**What the exercise asks:** Return the listing below verbatim. Pictures do not belong in the copy.

>>>

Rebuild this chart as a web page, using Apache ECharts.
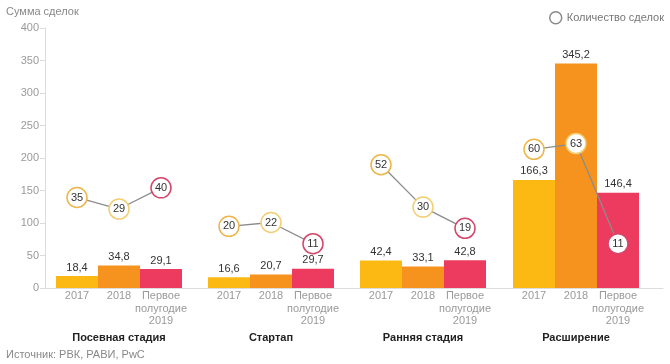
<!DOCTYPE html>
<html>
<head>
<meta charset="utf-8">
<script src="https://cdn.jsdelivr.net/npm/echarts@6/dist/echarts.min.js"></script>
<style>
html,body{margin:0;padding:0;background:#fff;}
#chart{width:670px;height:364px;}
</style>
</head>
<body>
<div id="chart"></div>
<script>
// ---- data ----
var groups = ['Посевная стадия', 'Стартап', 'Ранняя стадия', 'Расширение'];
var periods = ['2017', '2018', 'Первое\nполугодие\n2019'];
var sums2017 = [18.4, 16.6, 42.4, 166.3];
var sums2018 = [34.8, 20.7, 33.1, 345.2];
var sumsH12019 = [29.1, 29.7, 42.8, 146.4];
var deals2017 = [35, 20, 52, 60];
var deals2018 = [29, 22, 30, 63];
var dealsH12019 = [40, 11, 19, 11];
var yMin = 0, yMax = 400, yStep = 50;
var leftTitle = 'Сумма сделок';
var legendName = 'Количество сделок';
var sourceText = 'Источник: РВК, РАВИ, PwC';

// ---- styles ----
var FONT = '"Liberation Sans", Arial, Helvetica, sans-serif';
var barColors = ['#FDB913', '#F6921E', '#EC3B5E'];
var circleColors = ['#EDB54A', '#F3CE73', '#D6456A'];
var groupLeft = [56, 208, 360, 513];
var groupWidth = 126;
var gridTop = 28, gridBottom = 76;

function fmt(v){ return v.toFixed(1).replace('.', ','); }

var chart = echarts.init(document.getElementById('chart'), null, {renderer:'canvas'});

var grids = [{left:45, right:7, top:gridTop, bottom:gridBottom}];
var xAxes = [{gridIndex:0, type:'value', min:0, max:1, axisLine:{show:true, lineStyle:{color:'#dcdcdc', width:1}},
  axisTick:{show:false}, axisLabel:{show:false}, splitLine:{show:false}}];
var yAxes = [{gridIndex:0, type:'value', min:yMin, max:yMax, interval:yStep,
  axisLine:{show:true, lineStyle:{color:'#dcdcdc'}},
  axisTick:{show:true, length:5, lineStyle:{color:'#dcdcdc'}},
  axisLabel:{color:'#9a9a9a', fontSize:11, fontFamily:FONT, margin:6},
  splitLine:{show:false}}];
var series = [];

for (var g = 0; g < groups.length; g++) {
  grids.push({left:groupLeft[g], width:groupWidth, top:gridTop, bottom:gridBottom});
  var gi = g + 1;
  xAxes.push({gridIndex:gi, type:'category', data:periods,
    axisLine:{show:false}, axisTick:{show:false},
    axisLabel:{color:'#9a9a9a', fontSize:11, fontFamily:FONT, lineHeight:12.5, margin:2, interval:0},
    name:groups[g], nameLocation:'middle', nameGap:37,
    nameTextStyle:{color:'#222', fontSize:11, fontWeight:'bold', fontFamily:FONT}});
  var yBar = yAxes.length;
  yAxes.push({gridIndex:gi, type:'value', min:yMin, max:yMax, show:false, splitLine:{show:false}});
  var yDeal = yAxes.length;
  yAxes.push({gridIndex:gi, type:'value', min:-12, max:123, show:false, splitLine:{show:false}});

  var sums = [sums2017[g], sums2018[g], sumsH12019[g]];
  var deals = [deals2017[g], deals2018[g], dealsH12019[g]];
  series.push({
    type:'bar', name:leftTitle, xAxisIndex:gi, yAxisIndex:yBar,
    barCategoryGap:'0%', barGap:'0%', z:2,
    data: sums.map(function(v, i){ return {value:v, itemStyle:{color:barColors[i]}}; }),
    label:{show:true, position:'top', distance:3, color:'#333', fontSize:11, fontFamily:FONT,
      formatter:function(p){ return fmt(p.value); }},
    emphasis:{disabled:true}, animation:false
  });
  series.push({
    type:'line', name:legendName, xAxisIndex:gi, yAxisIndex:yDeal, z:5,
    symbol:'circle', symbolSize:20,
    itemStyle:{color:'#fff', borderColor:'#999', borderWidth:1.5},
    lineStyle:{color:'#8c8c8c', width:1.3},
    data: deals.map(function(v, i){ return {value:v, itemStyle:{color:'#fff', borderColor:circleColors[i], borderWidth:1.5}}; }),
    label:{show:true, position:'inside', color:'#333', fontSize:11, fontFamily:FONT},
    emphasis:{disabled:true}, animation:false
  });
}

chart.setOption({
  backgroundColor:'#fff',
  animation:false,
  textStyle:{fontFamily:FONT},
  grid:grids, xAxis:xAxes, yAxis:yAxes, series:series,
  legend:{data:[{name:legendName, icon:'circle', itemStyle:{color:'#fff', borderColor:'#8a8a8a', borderWidth:1.5}}],
    right:1, top:6, itemWidth:12, itemHeight:12, itemGap:4,
    textStyle:{color:'#777', fontSize:11, fontFamily:FONT}, selectedMode:false},
  graphic:[
    {type:'text', left:6, top:6, style:{text:leftTitle, fill:'#888', fontSize:11, fontFamily:FONT}},
    {type:'text', left:6, top:349, style:{text:sourceText, fill:'#888', fontSize:11, fontFamily:FONT}}
  ]
});
</script>
</body>
</html>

<<<

**Finished task:**
Rebuild this chart as a web page, using Apache ECharts.
<!DOCTYPE html>
<html>
<head>
<meta charset="utf-8">
<script src="https://cdn.jsdelivr.net/npm/echarts@6/dist/echarts.min.js"></script>
<style>
html,body{margin:0;padding:0;background:#fff;}
#chart{width:670px;height:364px;}
</style>
</head>
<body>
<div id="chart"></div>
<script>
// ---- data ----
var groups = ['Посевная стадия', 'Стартап', 'Ранняя стадия', 'Расширение'];
var periods = ['2017', '2018', 'Первое\nполугодие\n2019'];
var sums2017 = [18.4, 16.6, 42.4, 166.3];
var sums2018 = [34.8, 20.7, 33.1, 345.2];
var sumsH12019 = [29.1, 29.7, 42.8, 146.4];
var deals2017 = [35, 20, 52, 60];
var deals2018 = [29, 22, 30, 63];
var dealsH12019 = [40, 11, 19, 11];
var yMin = 0, yMax = 400, yStep = 50;
var leftTitle = 'Сумма сделок';
var legendName = 'Количество сделок';
var sourceText = 'Источник: РВК, РАВИ, PwC';

// ---- styles ----
var FONT = '"Liberation Sans", Arial, Helvetica, sans-serif';
var barColors = ['#FDB913', '#F6921E', '#EC3B5E'];
var circleColors = ['#EDB54A', '#F3CE73', '#D6456A'];
var groupLeft = [56, 208, 360, 513];
var groupWidth = 126;
var gridTop = 28, gridBottom = 76;

function fmt(v){ return v.toFixed(1).replace('.', ','); }

var chart = echarts.init(document.getElementById('chart'), null, {renderer:'canvas'});

var grids = [{left:45, right:7, top:gridTop, bottom:gridBottom}];
var xAxes = [{gridIndex:0, type:'value', min:0, max:1, axisLine:{show:true, lineStyle:{color:'#dcdcdc', width:1}},
  axisTick:{show:false}, axisLabel:{show:false}, splitLine:{show:false}}];
var yAxes = [{gridIndex:0, type:'value', min:yMin, max:yMax, interval:yStep,
  axisLine:{show:true, lineStyle:{color:'#dcdcdc'}},
  axisTick:{show:true, length:5, lineStyle:{color:'#dcdcdc'}},
  axisLabel:{color:'#9a9a9a', fontSize:11, fontFamily:FONT, margin:6},
  splitLine:{show:false}}];
var series = [];

for (var g = 0; g < groups.length; g++) {
  grids.push({left:groupLeft[g], width:groupWidth, top:gridTop, bottom:gridBottom});
  var gi = g + 1;
  xAxes.push({gridIndex:gi, type:'category', data:periods,
    axisLine:{show:false}, axisTick:{show:false},
    axisLabel:{color:'#9a9a9a', fontSize:11, fontFamily:FONT, lineHeight:12.5, margin:2, interval:0},
    name:groups[g], nameLocation:'middle', nameGap:37,
    nameTextStyle:{color:'#222', fontSize:11, fontWeight:'bold', fontFamily:FONT}});
  var yBar = yAxes.length;
  yAxes.push({gridIndex:gi, type:'value', min:yMin, max:yMax, show:false, splitLine:{show:false}});
  var yDeal = yAxes.length;
  yAxes.push({gridIndex:gi, type:'value', min:-12, max:123, show:false, splitLine:{show:false}});

  var sums = [sums2017[g], sums2018[g], sumsH12019[g]];
  var deals = [deals2017[g], deals2018[g], dealsH12019[g]];
  series.push({
    type:'bar', name:leftTitle, xAxisIndex:gi, yAxisIndex:yBar,
    barCategoryGap:'0%', barGap:'0%', z:2,
    data: sums.map(function(v, i){ return {value:v, itemStyle:{color:barColors[i]}}; }),
    label:{show:true, position:'top', distance:3, color:'#333', fontSize:11, fontFamily:FONT,
      formatter:function(p){ return fmt(p.value); }},
    emphasis:{disabled:true}, animation:false
  });
  series.push({
    type:'line', name:legendName, xAxisIndex:gi, yAxisIndex:yDeal, z:5,
    symbol:'circle', symbolSize:20,
    itemStyle:{color:'#fff', borderColor:'#999', borderWidth:1.5},
    lineStyle:{color:'#8c8c8c', width:1.3},
    data: deals.map(function(v, i){ return {value:v, itemStyle:{color:'#fff', borderColor:circleColors[i], borderWidth:1.5}}; }),
    label:{show:true, position:'inside', color:'#333', fontSize:11, fontFamily:FONT},
    emphasis:{disabled:true}, animation:false
  });
}

chart.setOption({
  backgroundColor:'#fff',
  animation:false,
  textStyle:{fontFamily:FONT},
  grid:grids, xAxis:xAxes, yAxis:yAxes, series:series,
  legend:{data:[{name:legendName, icon:'circle', itemStyle:{color:'#fff', borderColor:'#8a8a8a', borderWidth:1.5}}],
    right:1, top:6, itemWidth:12, itemHeight:12, itemGap:4,
    textStyle:{color:'#777', fontSize:11, fontFamily:FONT}, selectedMode:false},
  graphic:[
    {type:'text', left:6, top:6, style:{text:leftTitle, fill:'#888', fontSize:11, fontFamily:FONT}},
    {type:'text', left:6, top:349, style:{text:sourceText, fill:'#888', fontSize:11, fontFamily:FONT}}
  ]
});
</script>
</body>
</html>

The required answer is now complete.